- Directed by: Carlos Rodriguez
- Produced by: Asun Lasarte
- Cinematography: Juantxu Beloki
- Music by: Janusz Wojtarowicz
- Release date: 2006;
- Running time: 80 minutes
- Countries: Ukraine Spain
- Language: Ukrainian with Spanish subtitles

= The Unnamed Zone =

The Unnamed Zone (La Zona, «Безіменна зона») is a 2006 Spanish documentary film by director Carlos Rodríguez about the lives of three young Ukrainian children directly affected by the 1986 Chernobyl disaster.

== Synopsis ==
The Spanish film crew led by Carlos Rodriguez is following the life stories of three children - Lidia Pidvalna, Anastasia Pavlenko, and Andriy Kovalchuk - whose lives were drastically changed after an explosion at the Chernobyl Nuclear Power Station on April 26, 1986. Through the documentary, the children and their families "living perilously close to the exclusion zone around the destroyed station recount their fears, dreams, fantasies, and hopes for the future." Each child holds a "Chernobyl certificate" which bestows access to government grants and aid and is a gruesome reminder of their existential reality.
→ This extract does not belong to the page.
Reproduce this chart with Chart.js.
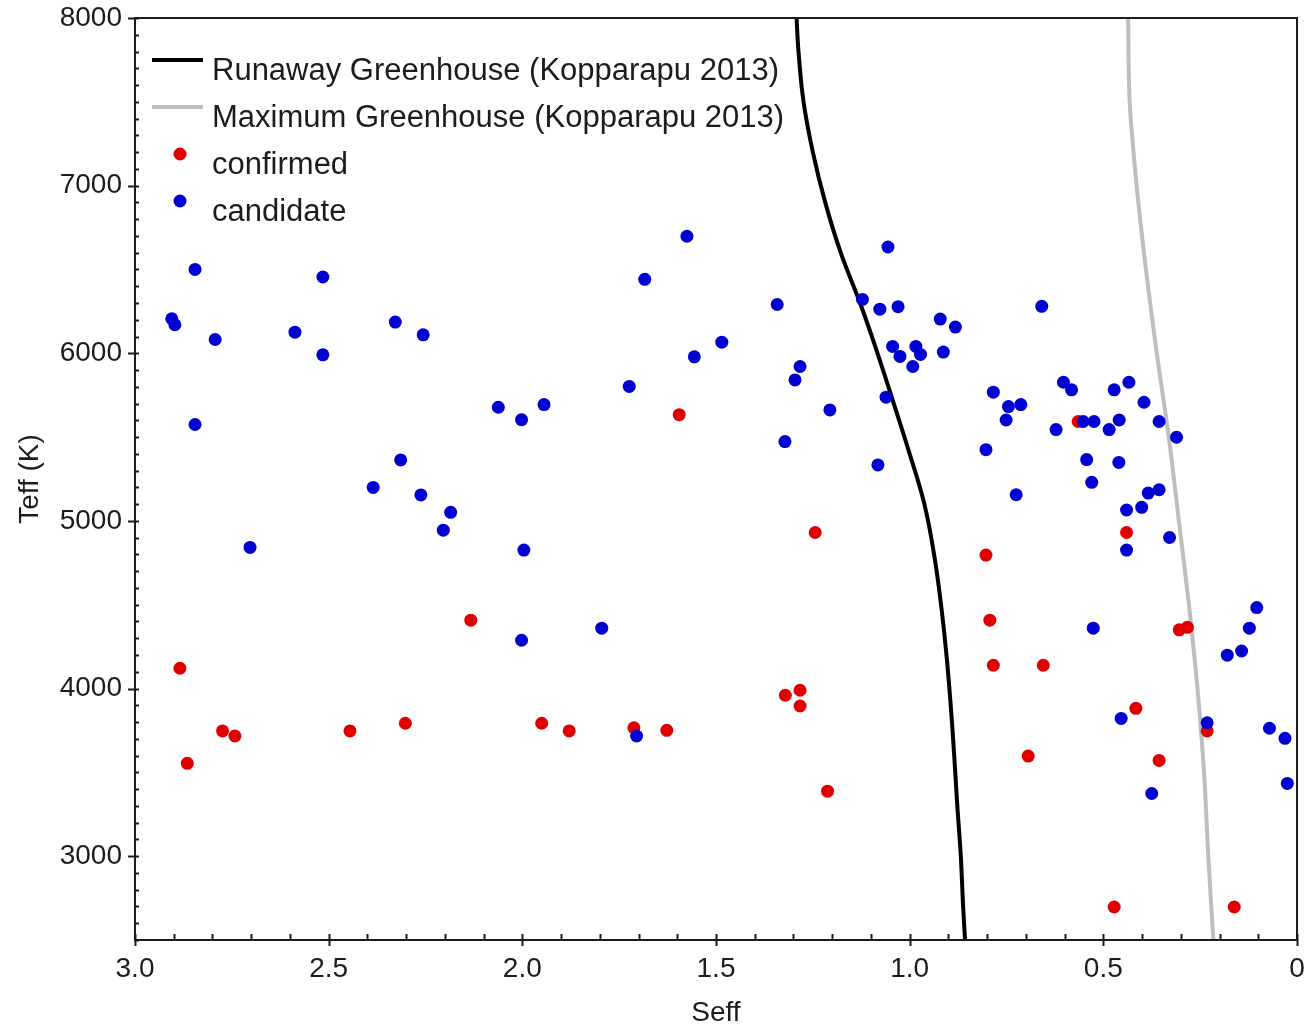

In the words of Nathan Southern, "through his film, Rodriguez paints a melancholic, enduring portrait of three young lives, forever damaged by falling into the path of a cataclysmic disaster that both preceded them and overtook them."

Rodriguez’ own take on the synopsis for his documentary is revealing: "after our experiences in... Ukraine, we believe that a nuclear disaster has consequences that are far more terrible and complex than its purely medical effects, as they pervade every single aspect of life in the area for several generations.